Monday, August 30, 2010
no, i'm not joking
I've always loved this song. I think "Brandy" is a great record.
There were a great many bands of the early seventies who had a great single or two, but for whatever reason never had much else. To wit, the movie That Thing You Do was depicted a very usual phenomenon the rock era: the one hit wonders.
Each of us has his favorite one-hit wonder bands. My favorite was the Looking Glass, a band from the North Jersey shore whose only huge hit was this, despite a great follow-up single called "Jimmy Loves Marianne". Both songs were written by Elliot Lurie, who also sang greatlead. I think "Brandy" is a small masterpiece. The background vocal part is very good. "Midnight Train To Georgia" good.
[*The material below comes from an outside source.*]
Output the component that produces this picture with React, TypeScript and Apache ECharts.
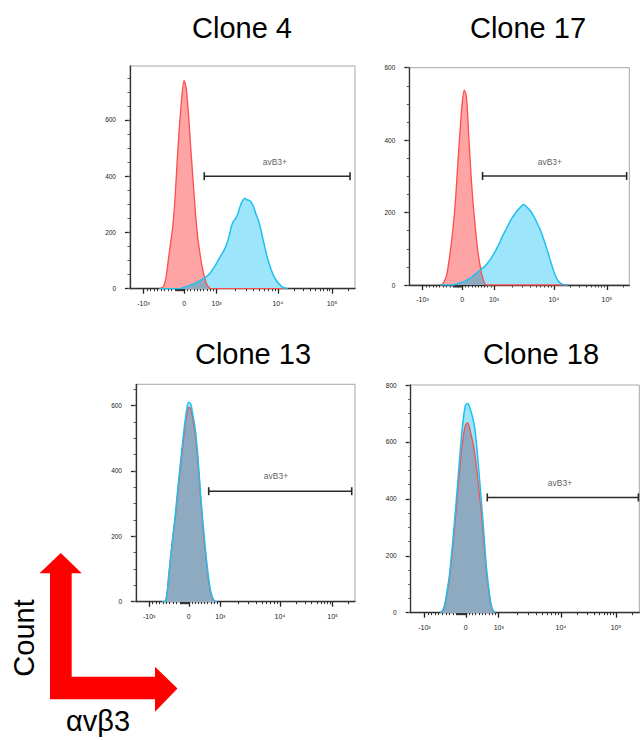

Recently, Spanglish was on cable, and I saw the name "Elliot Lurie" in the end credits, for music supervision. I hadn't thought of his name in ages, despite playing "Brandy" every so often on a gig or even singing it at karoake now and again.
I grew up near a river, and often would see boats moored, or coming in, or going out of port along the Delaware River, usually while my family would be crossing the Walt Whitman Bridge. The lights of the bars along the South Philadelphia waterfront indicated a world by and for the people who worked on/for the boats. Stevedores, longshoremen, all those folks. I knew they existed, but my family didn't have friends in those trades. My father's friends were mostly transit workers he knew from his job, my mother's were largely women her own age from her church. We didn't really know anyone who left town for a living. I don't think I saw a real steamer trunk until I was in high school.
I knew South Philly's streets and neighborhoods pretty well, so it was easy for me to hear this song and picture Brandy walking home from work. As a kid, I would hear this song and think of her as a kind of worldly, beautiful hippie earth mother, with a braided leather chain around her neck, walking home down Two St from her job at a bar full of merchant marines and longshoremen.
Hearing it now, the whole memory -- the worldly fiction concocted by a ten year old boy -- comes back, as if on videotape.
(The Philadelphia waterfront as characterized by David Goodis in Cassidy's Girl is in there somewhere, too. Go figure.)
If I ever meet Mr Lurie, I have no idea what to say. But I will likely ask if there was a specific bar he had in mind. If not, I'll point out a couple to him where they could go back and shoot a video.